His heart ached, head pounded, and hands trembled. He lay on his bed and he couldn't stop thinking about Chris, Kira and Ty and about almost telling the Commander and Hondo. Street had never been more torn about what to do. What should I reply to Hondo? Tell him now? Wait til tomorrow? Talk to Chris?... he was so lost.
He picked up his phone and twirled it for a minute in his fingers,
"No, all ok, I'll catch u tomoz" he replied to Hondo.
He was then debating whether he should txt Chris this late anymore as he was so tired, but his brain would not switch off and let him sleep.
"Ding"
Chris: "I'm sorry for how I have been Street. I hope you know that. I never meant to hurt you. I never wanted this all to end up like this".

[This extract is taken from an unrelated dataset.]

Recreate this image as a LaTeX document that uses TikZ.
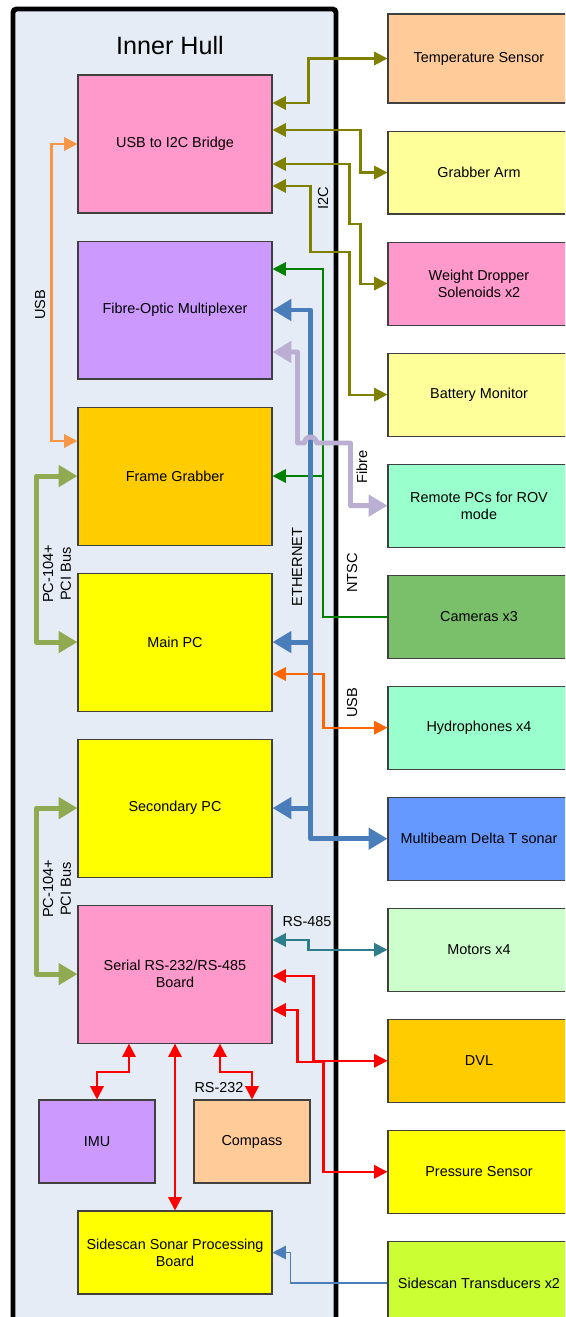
\documentclass[tikz,border=0pt]{standalone}
\usepackage{fontspec}
\setmainfont{Liberation Sans}
\usetikzlibrary{arrows.meta, positioning}
\definecolor{hull-bg}{HTML}{E6ECF6}
\definecolor{box-line}{HTML}{404040}
\definecolor{pink-box}{HTML}{FF99CC}
\definecolor{violet-box}{HTML}{CC99FF}
\definecolor{amber-box}{HTML}{FFCC00}
\definecolor{yellow-box}{HTML}{FFFF00}
\definecolor{peach-box}{HTML}{FFCC99}
\definecolor{paleyellow-box}{HTML}{FFFF99}
\definecolor{mint-box}{HTML}{99FFCC}
\definecolor{camera-green}{HTML}{7AC06A}
\definecolor{sonar-blue}{HTML}{6699FF}
\definecolor{palegreen-box}{HTML}{CCFFCC}
\definecolor{lime-box}{HTML}{CCFF33}
\definecolor{i2c-olive}{HTML}{808000}
\definecolor{usb-orange}{HTML}{F79646}
\definecolor{usb-red}{HTML}{FF6600}
\definecolor{ntsc-green}{HTML}{008000}
\definecolor{eth-blue}{HTML}{4A7EBB}
\definecolor{fibre-lilac}{HTML}{BBAED3}
\definecolor{pci-green}{HTML}{8FAA50}
\definecolor{rs485-teal}{HTML}{2E7D8C}

\begin{document}
\begin{tikzpicture}[
    x=0.02cm, y=-0.02cm,
    node distance=0.54cm,
    font=\fontsize{8.2}{9.8}\selectfont,
    inbox/.style={draw=box-line, line width=0.6pt, align=center, minimum width=3.88cm, minimum height=2.76cm, inner sep=1pt},
    outbox/.style={draw=box-line, line width=0.6pt, align=center, minimum width=3.64cm, minimum height=1.66cm, inner sep=1pt},
    smallbox/.style={inbox, minimum width=2.32cm, minimum height=1.66cm},
    oneway/.style={-{Triangle[length=7.6pt,width=7.6pt]}, line width=1.2pt},
    twoway/.style={{Triangle[length=7.6pt,width=7.6pt]}-{Triangle[length=7.6pt,width=7.6pt]}, line width=1.2pt},
    busway/.style={{Triangle[length=10.8pt,width=12pt]}-{Triangle[length=10.8pt,width=12pt]}, line width=2.8pt, line join=round},
    busend/.style={-{Triangle[length=10.8pt,width=12pt]}, line width=2.8pt},
    lbl/.style={rotate=90, align=center, inner sep=0pt, font=\fontsize{8.3}{10}\selectfont}
]
    \clip (0,0) rectangle (565,1317);
    \fill[white] (0,0) rectangle (565,1317);

    % hull
    \draw[line width=2.8pt, rounded corners=2pt, fill=hull-bg] (13,9) rectangle (336,1345);
    \node[font=\fontsize{14.3}{17}\selectfont] (hulltitle) at (170,46) {Inner Hull};

    % inside the hull
    \node[inbox, fill=pink-box] (bridge) at (175,144) {USB to I2C Bridge};
    \node[inbox, fill=violet-box, below=of bridge] (mux) {Fibre-Optic Multiplexer};
    \node[inbox, fill=amber-box, below=of mux] (fgrab) {Frame Grabber};
    \node[inbox, fill=yellow-box, below=of fgrab] (mainpc) {Main PC};
    \node[inbox, fill=yellow-box, below=of mainpc] (secpc) {Secondary PC};
    \node[inbox, fill=pink-box, below=of secpc] (serial) {Serial RS-232/RS-485\\Board};
    \node[smallbox, fill=violet-box] (imu) at (97,1141.5) {IMU};
    \node[smallbox, fill=peach-box] (compass) at (252,1141.5) {Compass};
    \node[inbox, fill=yellow-box, minimum height=1.66cm] (sideboard) at (175,1252.5) {Sidescan Sonar Processing\\Board};

    % outside the hull
    \node[outbox, fill=peach-box, minimum height=1.78cm] (temp) at (479,58.5) {Temperature Sensor};
    \node[outbox, fill=paleyellow-box, below=of temp] (arm) {Grabber Arm};
    \node[outbox, fill=pink-box, below=of arm] (weight) {Weight Dropper\\Solenoids x2};
    \node[outbox, fill=paleyellow-box, below=of weight] (battery) {Battery Monitor};
    \node[outbox, fill=mint-box, below=of battery] (remote) {Remote PCs for ROV\\mode};
    \node[outbox, fill=camera-green, below=of remote] (cams) {Cameras x3};
    \node[outbox, fill=mint-box, below=of cams] (hydro) {Hydrophones x4};
    \node[outbox, fill=sonar-blue, below=of hydro] (sonar) {Multibeam Delta T sonar};
    \node[outbox, fill=palegreen-box, below=of sonar] (motors) {Motors x4};
    \node[outbox, fill=amber-box, below=of motors] (dvl) {DVL};
    \node[outbox, fill=yellow-box, below=of dvl] (pressure) {Pressure Sensor};
    \node[outbox, fill=lime-box, below=of pressure] (trans) {Sidescan Transducers x2};

    % bus lines
    \coordinate (ntscbus) at (323,0);
    \coordinate (ethbus) at (310,0);

    % I2C
    \draw[twoway, i2c-olive] (bridge.east |- 0,103) -- ++(36,0) |- (temp.west);
    \draw[twoway, i2c-olive] (bridge.east |- 0,130) -- ++(88,0) |- (arm.west);
    \draw[twoway, i2c-olive] (bridge.east |- 0,164) -- ++(77,0) -- ++(0,60) -- ++(11,0) |- (weight.west);
    \draw[twoway, i2c-olive] (bridge.east |- 0,186) -- ++(38,0) -- ++(0,66) -- ++(39,0) |- (battery.west);
    \node[lbl] (i2clbl) at (323,198) {I2C};

    % USB
    \draw[twoway, usb-orange] (bridge.west) -- ++(-26,0) |- (fgrab.west |- 0,441);
    \node[lbl] (usblbl) at (40,305) {USB};
    \draw[twoway, usb-red] (mainpc.east |- 0,674) -- ++(51,0) |- (hydro.west);
    \node[lbl] (usb2lbl) at (352,703) {USB};

    % NTSC
    \draw[oneway, ntsc-green] (cams.west) -| (ntscbus |- 0,269) -- (mux.east |- 0,269);
    \draw[oneway, ntsc-green] (fgrab.east -| ntscbus) -- (fgrab.east);
    \node[lbl] (ntsclbl) at (352,573) {NTSC};

    % ETHERNET
    \draw[busway, eth-blue] (mux.east |- 0,310) -- ++(38,0) |- (sonar.west);
    \draw[busend, eth-blue] (mainpc.east -| ethbus) -- (mainpc.east);
    \draw[busend, eth-blue] (secpc.east -| ethbus) -- (secpc.east);
    \node[lbl] (ethlbl) at (297,567) {ETHERNET};

    % Fibre
    \draw[busway, fibre-lilac] (mux.east |- 0,352) -- ++(25,0) -- ++(0,91) -- ++(7,0)
        arc[start angle=180, end angle=0, radius=0.12cm] -- ++(34,0) |- (remote.west);
    \node[lbl] (fibrelbl) at (362,467) {Fibre};

    % PC-104+ PCI Bus
    \draw[busway, pci-green] (fgrab.west) -- ++(-41,0) |- (mainpc.west);
    \draw[busway, pci-green] (secpc.west) -- ++(-41,0) |- (serial.west);
    \node[lbl] (pcilbl) at (57,574) {PC-104+\\PCI Bus};
    \node[lbl] (pcilbl2) at (57,889) {PC-104+\\PCI Bus};

    % RS-485
    \draw[twoway, rs485-teal] (serial.east |- 0,940) -- ++(36,0) |- (motors.west);
    \node[inner sep=0pt] (rs485lbl) at (307,922) {RS-485};

    % RS-232
    \draw[twoway, red] (serial.east |- 0,976) -- ++(41,0) |- (dvl.west);
    \draw[twoway, red] (serial.east |- 0,1010) -- ++(25,0) -- ++(0,52) -- ++(26,0) |- (pressure.west);
    \draw[twoway, red] ([xshift=-0.92cm]serial.south) -- ++(0,28) -| (imu.north);
    \draw[twoway, red] (serial.south) -- (sideboard.north);
    \draw[twoway, red] ([xshift=0.9cm]serial.south) -- ++(0,28) -| (compass.north);
    \node[inner sep=0pt] (rs232lbl) at (219,1088) {RS-232};

    % sidescan
    \draw[oneway, eth-blue, line width=0.9pt] (trans.west) -- ++(-97,0) |- (sideboard.east);
\end{tikzpicture}
\end{document}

Street lay there reading her words. "God …" he closed his eyes "I really need to talk her first about this all. I need to know what she wants, or I could stuff this all up for good"
"U still awake?" he typed ….."Man, what am I doing?" he thought after he had hit send.
Chris: "yeah, my brain won't shut off today…. U ok?" she replied
"Yeah I guess, tired, but can't shut off either. U ok?"
Chris: "I guess, no news yet, feel helpless and guilty as hell, it's eating me up"
Street lifted himself out of bed and hesitated a minute before grabbing up his clothes, his helmet and singing out to Luca that he had to go see a friend and would back later.
"I'm coming in" he wrote back as he started his bike and rode off. He felt his phone vibrate a few times in his pocket on the way in, but he ignored it. He needed to say the next part to her face.